• What to produce: Extract the lines up to and including the one that contains "23.5, 24, 24.5, 24.75]", starting with the first line of the entries below, and omit the pictures.

• Records excerpted from a collection:
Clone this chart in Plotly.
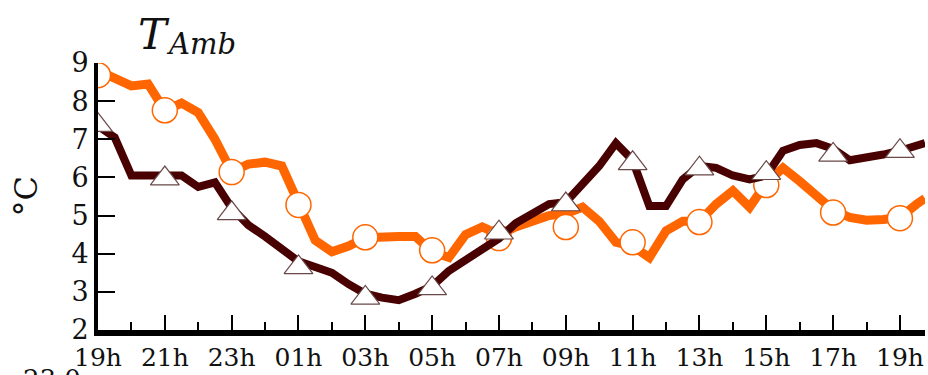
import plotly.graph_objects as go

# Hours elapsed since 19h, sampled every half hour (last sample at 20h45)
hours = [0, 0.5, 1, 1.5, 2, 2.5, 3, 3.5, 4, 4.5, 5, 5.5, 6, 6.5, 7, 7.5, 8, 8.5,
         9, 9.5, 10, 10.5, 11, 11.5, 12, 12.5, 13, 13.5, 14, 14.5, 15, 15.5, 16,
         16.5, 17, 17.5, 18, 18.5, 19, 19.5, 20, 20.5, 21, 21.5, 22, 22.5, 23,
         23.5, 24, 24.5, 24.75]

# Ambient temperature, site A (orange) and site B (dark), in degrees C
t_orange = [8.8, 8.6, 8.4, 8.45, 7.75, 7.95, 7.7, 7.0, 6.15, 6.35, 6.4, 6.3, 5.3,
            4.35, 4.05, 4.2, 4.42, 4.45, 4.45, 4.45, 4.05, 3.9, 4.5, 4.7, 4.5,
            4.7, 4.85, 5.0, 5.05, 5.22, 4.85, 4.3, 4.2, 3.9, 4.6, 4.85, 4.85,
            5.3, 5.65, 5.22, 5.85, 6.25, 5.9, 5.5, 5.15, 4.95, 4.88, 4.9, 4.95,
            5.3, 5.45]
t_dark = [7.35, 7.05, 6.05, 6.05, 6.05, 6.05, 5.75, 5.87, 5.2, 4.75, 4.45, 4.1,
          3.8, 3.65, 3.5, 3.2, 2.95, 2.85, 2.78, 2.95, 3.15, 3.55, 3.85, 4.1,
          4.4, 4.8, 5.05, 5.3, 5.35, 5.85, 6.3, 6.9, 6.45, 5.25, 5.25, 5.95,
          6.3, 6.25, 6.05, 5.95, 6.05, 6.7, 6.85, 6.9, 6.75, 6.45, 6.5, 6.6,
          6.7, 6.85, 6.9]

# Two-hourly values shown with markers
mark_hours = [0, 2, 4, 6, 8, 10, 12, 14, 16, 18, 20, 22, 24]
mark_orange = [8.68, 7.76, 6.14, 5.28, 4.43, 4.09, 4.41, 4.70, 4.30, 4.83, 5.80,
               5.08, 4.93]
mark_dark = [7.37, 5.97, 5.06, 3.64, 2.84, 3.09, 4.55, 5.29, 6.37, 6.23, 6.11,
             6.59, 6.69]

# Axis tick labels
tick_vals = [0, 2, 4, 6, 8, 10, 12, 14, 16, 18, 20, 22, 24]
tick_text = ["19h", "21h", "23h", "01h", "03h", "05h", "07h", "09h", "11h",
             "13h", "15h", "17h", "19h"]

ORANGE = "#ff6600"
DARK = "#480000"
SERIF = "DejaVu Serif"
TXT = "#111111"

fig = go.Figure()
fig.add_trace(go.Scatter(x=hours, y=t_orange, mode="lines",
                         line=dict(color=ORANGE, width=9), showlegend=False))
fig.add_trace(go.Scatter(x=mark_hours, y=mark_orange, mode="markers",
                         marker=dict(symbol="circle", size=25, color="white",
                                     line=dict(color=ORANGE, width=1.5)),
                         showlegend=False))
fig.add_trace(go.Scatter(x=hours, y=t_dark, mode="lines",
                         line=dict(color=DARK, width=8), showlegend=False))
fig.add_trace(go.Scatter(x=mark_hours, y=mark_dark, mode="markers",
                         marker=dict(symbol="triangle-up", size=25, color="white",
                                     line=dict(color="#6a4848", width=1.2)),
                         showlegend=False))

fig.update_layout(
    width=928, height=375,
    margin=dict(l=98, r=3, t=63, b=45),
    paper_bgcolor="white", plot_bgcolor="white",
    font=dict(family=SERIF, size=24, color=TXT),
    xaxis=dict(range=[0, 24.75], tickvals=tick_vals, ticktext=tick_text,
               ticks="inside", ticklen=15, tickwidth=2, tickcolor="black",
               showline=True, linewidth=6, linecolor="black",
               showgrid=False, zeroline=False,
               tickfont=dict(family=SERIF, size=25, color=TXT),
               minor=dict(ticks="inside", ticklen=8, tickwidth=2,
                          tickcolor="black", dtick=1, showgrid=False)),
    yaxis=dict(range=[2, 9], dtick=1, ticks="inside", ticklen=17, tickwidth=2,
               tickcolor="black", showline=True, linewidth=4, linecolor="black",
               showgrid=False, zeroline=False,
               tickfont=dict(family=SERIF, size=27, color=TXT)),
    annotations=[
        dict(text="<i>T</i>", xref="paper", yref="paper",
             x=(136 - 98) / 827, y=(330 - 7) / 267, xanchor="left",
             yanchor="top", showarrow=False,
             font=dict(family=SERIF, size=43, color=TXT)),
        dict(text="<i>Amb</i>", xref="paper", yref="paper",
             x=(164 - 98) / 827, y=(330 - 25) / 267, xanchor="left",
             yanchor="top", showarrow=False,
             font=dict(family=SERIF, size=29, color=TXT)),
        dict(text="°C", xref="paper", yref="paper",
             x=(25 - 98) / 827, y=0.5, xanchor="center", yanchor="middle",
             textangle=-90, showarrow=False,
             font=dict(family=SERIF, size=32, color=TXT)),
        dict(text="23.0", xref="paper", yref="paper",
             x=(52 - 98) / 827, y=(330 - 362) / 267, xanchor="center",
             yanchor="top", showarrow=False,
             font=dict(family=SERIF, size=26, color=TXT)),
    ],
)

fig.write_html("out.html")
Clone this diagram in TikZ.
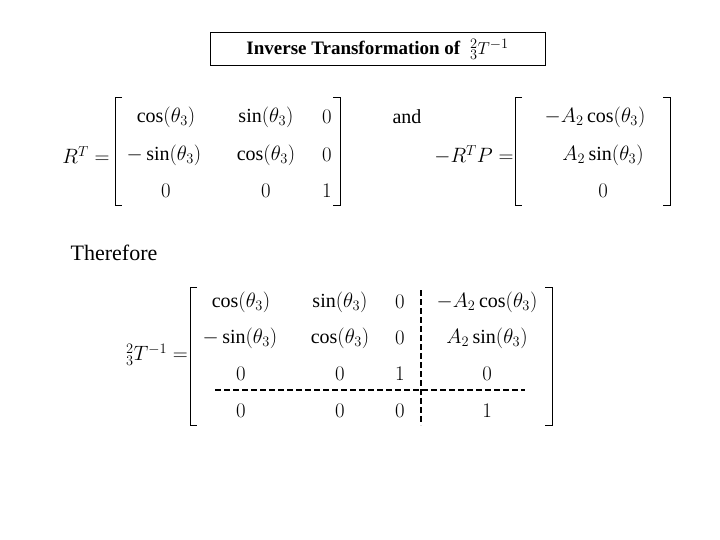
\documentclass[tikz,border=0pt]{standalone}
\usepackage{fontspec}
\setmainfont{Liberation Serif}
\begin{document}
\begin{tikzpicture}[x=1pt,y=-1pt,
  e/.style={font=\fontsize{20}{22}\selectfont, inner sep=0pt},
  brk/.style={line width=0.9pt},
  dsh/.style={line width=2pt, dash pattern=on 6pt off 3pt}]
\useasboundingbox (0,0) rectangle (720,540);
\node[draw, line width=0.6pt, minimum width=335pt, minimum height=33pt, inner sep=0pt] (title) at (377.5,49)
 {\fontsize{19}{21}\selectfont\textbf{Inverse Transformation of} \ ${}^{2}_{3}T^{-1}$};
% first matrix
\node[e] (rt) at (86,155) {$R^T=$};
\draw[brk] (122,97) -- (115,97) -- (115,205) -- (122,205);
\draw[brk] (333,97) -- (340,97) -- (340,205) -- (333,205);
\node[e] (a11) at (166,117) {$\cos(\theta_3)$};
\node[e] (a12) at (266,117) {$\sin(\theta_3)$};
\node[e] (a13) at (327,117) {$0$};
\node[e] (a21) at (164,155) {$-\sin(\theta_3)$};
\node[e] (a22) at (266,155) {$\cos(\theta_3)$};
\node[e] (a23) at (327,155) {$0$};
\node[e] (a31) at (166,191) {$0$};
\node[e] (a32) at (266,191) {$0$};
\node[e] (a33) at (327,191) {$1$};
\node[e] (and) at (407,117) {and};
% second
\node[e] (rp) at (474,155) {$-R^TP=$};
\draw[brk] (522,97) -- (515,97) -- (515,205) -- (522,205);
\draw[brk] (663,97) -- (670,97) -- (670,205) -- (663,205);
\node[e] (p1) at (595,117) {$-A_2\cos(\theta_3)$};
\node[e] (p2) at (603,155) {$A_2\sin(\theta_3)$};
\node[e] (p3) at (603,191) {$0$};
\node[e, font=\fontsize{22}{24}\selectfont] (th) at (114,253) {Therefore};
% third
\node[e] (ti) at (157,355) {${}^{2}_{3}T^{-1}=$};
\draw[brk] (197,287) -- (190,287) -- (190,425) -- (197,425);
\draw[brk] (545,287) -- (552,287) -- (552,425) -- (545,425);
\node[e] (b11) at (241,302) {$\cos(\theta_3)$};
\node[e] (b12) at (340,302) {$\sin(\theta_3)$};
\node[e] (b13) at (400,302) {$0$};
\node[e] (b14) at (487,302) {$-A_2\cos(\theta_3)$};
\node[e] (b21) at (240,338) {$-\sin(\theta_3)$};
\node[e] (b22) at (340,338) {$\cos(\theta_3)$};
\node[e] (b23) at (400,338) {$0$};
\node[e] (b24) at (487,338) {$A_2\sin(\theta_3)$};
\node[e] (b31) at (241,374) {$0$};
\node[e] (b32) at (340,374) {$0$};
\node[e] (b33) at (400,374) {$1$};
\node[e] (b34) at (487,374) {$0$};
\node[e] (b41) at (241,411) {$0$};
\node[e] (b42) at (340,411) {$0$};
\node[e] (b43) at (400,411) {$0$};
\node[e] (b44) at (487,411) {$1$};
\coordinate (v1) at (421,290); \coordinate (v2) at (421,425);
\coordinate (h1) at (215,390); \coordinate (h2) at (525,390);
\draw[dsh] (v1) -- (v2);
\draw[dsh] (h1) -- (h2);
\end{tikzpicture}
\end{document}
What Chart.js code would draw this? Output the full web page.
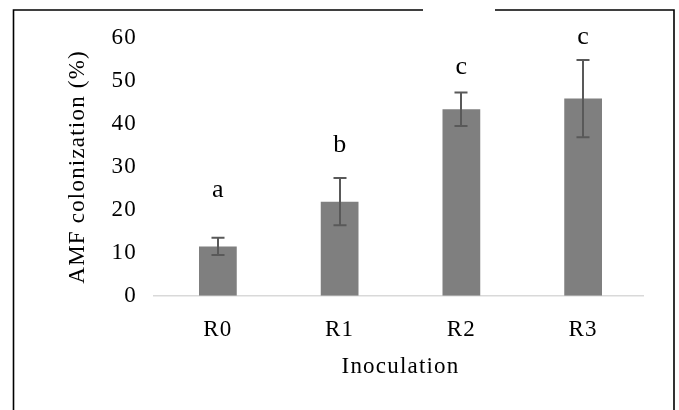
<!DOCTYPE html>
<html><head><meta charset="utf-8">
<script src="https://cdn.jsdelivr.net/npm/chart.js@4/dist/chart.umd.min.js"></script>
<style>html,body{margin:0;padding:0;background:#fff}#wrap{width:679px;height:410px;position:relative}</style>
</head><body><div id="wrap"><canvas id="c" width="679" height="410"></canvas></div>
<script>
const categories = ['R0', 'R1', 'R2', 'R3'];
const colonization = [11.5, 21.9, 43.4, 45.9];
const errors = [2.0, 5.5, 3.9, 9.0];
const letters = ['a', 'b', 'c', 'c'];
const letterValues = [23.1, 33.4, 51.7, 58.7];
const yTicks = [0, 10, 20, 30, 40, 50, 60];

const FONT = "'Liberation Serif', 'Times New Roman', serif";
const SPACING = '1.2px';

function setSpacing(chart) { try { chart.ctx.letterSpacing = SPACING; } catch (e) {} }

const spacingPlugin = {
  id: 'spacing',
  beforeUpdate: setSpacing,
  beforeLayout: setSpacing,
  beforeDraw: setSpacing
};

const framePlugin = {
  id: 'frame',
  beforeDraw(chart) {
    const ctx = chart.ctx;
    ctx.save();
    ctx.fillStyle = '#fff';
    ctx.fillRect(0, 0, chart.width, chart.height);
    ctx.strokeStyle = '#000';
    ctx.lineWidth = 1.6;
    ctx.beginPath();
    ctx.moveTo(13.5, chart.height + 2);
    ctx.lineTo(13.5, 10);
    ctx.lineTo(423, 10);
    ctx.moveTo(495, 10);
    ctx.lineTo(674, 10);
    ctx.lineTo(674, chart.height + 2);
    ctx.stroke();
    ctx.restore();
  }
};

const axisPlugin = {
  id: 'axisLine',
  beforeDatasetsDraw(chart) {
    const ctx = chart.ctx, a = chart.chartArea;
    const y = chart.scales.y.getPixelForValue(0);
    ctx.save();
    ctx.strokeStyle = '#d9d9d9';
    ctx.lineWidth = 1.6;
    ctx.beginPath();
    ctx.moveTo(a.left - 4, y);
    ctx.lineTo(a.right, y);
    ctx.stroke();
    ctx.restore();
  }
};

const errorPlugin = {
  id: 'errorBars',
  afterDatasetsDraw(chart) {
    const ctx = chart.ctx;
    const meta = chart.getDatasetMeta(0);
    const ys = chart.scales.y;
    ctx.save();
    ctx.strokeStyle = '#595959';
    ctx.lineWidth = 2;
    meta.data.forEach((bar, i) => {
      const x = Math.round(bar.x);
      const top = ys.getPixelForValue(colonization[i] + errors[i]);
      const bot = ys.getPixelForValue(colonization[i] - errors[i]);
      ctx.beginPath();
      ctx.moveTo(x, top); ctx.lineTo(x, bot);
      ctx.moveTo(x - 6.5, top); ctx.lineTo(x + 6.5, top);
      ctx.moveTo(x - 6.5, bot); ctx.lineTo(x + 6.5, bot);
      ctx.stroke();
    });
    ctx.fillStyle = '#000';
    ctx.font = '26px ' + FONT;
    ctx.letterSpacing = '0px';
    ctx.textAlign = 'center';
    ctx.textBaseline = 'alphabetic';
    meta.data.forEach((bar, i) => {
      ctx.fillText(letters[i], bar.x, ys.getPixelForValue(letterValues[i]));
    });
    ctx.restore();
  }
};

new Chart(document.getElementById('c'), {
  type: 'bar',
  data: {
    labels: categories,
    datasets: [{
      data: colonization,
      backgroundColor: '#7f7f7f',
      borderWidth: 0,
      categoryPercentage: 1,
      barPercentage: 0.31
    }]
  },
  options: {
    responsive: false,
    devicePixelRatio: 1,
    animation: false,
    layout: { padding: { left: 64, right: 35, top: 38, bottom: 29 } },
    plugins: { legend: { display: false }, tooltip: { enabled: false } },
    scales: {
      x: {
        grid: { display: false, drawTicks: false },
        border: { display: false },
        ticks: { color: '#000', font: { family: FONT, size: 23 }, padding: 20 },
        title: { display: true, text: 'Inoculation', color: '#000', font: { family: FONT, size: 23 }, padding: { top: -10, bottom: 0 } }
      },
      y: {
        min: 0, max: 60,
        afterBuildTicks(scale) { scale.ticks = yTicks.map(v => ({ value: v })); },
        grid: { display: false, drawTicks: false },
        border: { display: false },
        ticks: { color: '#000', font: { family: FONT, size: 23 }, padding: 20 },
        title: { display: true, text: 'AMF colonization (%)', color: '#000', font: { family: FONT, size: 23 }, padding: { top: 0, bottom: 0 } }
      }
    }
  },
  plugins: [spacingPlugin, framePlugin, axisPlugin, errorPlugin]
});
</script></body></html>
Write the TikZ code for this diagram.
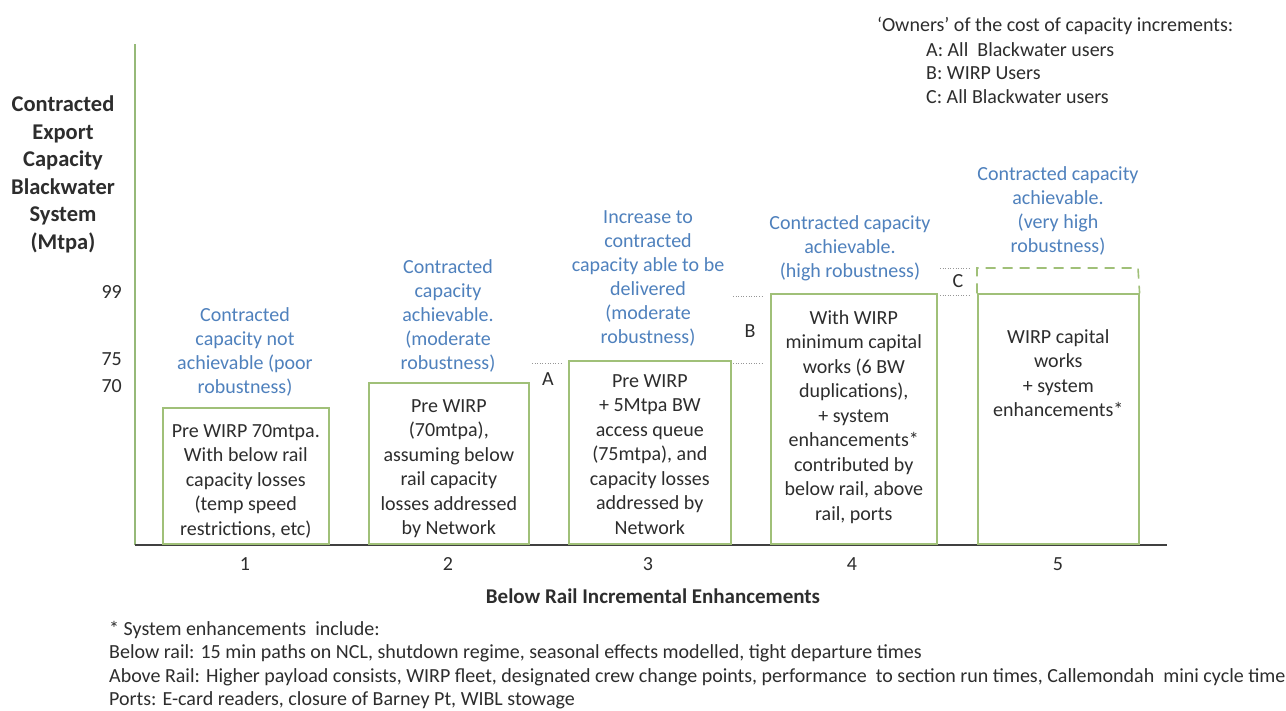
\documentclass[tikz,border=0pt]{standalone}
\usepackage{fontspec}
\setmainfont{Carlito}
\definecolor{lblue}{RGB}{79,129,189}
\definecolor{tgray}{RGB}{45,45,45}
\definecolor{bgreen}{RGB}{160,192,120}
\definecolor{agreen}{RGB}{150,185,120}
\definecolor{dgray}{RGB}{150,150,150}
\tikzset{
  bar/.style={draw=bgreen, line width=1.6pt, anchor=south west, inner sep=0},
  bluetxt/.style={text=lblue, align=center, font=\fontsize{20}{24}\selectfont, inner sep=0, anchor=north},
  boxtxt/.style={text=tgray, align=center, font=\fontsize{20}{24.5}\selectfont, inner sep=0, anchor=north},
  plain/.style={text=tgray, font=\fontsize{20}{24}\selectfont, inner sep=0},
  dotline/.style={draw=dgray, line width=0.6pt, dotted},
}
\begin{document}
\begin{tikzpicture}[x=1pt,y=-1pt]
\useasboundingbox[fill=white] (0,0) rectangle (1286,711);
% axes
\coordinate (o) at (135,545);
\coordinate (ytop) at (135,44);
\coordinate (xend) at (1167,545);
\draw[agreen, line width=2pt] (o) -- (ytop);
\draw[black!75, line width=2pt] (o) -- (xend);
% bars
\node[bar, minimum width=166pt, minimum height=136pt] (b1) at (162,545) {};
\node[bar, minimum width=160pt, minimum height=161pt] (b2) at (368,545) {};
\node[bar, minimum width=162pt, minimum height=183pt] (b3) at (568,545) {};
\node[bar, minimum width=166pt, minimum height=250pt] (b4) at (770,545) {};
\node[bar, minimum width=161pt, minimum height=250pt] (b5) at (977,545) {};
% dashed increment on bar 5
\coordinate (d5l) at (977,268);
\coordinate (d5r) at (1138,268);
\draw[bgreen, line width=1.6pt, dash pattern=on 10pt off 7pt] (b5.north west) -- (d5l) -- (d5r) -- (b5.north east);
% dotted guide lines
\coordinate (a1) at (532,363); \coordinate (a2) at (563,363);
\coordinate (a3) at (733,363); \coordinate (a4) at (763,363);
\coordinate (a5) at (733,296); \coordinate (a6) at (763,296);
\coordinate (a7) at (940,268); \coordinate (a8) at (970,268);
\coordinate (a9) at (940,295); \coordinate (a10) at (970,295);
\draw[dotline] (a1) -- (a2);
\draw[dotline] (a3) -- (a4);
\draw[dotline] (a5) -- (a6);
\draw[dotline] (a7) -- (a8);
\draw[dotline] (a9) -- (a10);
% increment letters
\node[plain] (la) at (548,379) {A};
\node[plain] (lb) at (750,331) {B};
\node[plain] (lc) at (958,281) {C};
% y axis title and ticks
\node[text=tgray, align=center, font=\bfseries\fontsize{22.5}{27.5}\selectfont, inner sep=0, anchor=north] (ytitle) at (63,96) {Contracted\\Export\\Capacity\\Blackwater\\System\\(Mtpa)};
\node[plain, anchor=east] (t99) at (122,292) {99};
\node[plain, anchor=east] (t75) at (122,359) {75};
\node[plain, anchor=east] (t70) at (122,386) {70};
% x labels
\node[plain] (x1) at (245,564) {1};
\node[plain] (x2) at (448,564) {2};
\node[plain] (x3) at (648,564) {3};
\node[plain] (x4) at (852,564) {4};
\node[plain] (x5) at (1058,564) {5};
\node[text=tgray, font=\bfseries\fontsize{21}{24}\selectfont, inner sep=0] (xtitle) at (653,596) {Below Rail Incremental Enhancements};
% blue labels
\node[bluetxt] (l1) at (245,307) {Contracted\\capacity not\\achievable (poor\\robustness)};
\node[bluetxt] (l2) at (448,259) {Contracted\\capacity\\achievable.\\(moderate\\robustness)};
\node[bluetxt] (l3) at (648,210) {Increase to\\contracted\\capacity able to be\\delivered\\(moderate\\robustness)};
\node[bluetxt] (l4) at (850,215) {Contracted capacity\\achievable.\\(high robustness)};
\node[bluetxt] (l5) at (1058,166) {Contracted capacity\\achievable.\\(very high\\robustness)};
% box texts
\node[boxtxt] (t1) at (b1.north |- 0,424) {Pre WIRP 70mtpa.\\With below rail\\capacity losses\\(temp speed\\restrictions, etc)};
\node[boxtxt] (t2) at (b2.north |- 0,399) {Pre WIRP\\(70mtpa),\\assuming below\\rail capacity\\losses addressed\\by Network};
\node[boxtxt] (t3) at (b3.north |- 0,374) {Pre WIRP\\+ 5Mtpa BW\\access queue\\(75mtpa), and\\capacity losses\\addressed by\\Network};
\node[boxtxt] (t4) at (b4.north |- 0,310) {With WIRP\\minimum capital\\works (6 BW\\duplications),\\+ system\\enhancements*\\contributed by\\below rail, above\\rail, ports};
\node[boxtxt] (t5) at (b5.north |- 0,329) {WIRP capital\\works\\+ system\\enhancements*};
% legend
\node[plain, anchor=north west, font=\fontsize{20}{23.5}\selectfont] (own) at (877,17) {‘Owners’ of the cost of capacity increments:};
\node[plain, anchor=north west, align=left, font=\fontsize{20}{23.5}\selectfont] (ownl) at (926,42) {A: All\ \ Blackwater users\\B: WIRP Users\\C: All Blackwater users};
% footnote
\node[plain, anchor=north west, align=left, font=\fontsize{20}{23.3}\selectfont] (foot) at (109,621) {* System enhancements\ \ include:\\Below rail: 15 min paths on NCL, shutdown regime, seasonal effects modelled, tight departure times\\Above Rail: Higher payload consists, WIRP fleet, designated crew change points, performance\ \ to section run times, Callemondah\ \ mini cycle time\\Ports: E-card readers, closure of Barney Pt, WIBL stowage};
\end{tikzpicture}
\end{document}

• Task answer:
Clone this chart in Plotly.
import plotly.graph_objects as go

# Hours elapsed since 19h, sampled every half hour (last sample at 20h45)
hours = [0, 0.5, 1, 1.5, 2, 2.5, 3, 3.5, 4, 4.5, 5, 5.5, 6, 6.5, 7, 7.5, 8, 8.5,
         9, 9.5, 10, 10.5, 11, 11.5, 12, 12.5, 13, 13.5, 14, 14.5, 15, 15.5, 16,
         16.5, 17, 17.5, 18, 18.5, 19, 19.5, 20, 20.5, 21, 21.5, 22, 22.5, 23,
         23.5, 24, 24.5, 24.75]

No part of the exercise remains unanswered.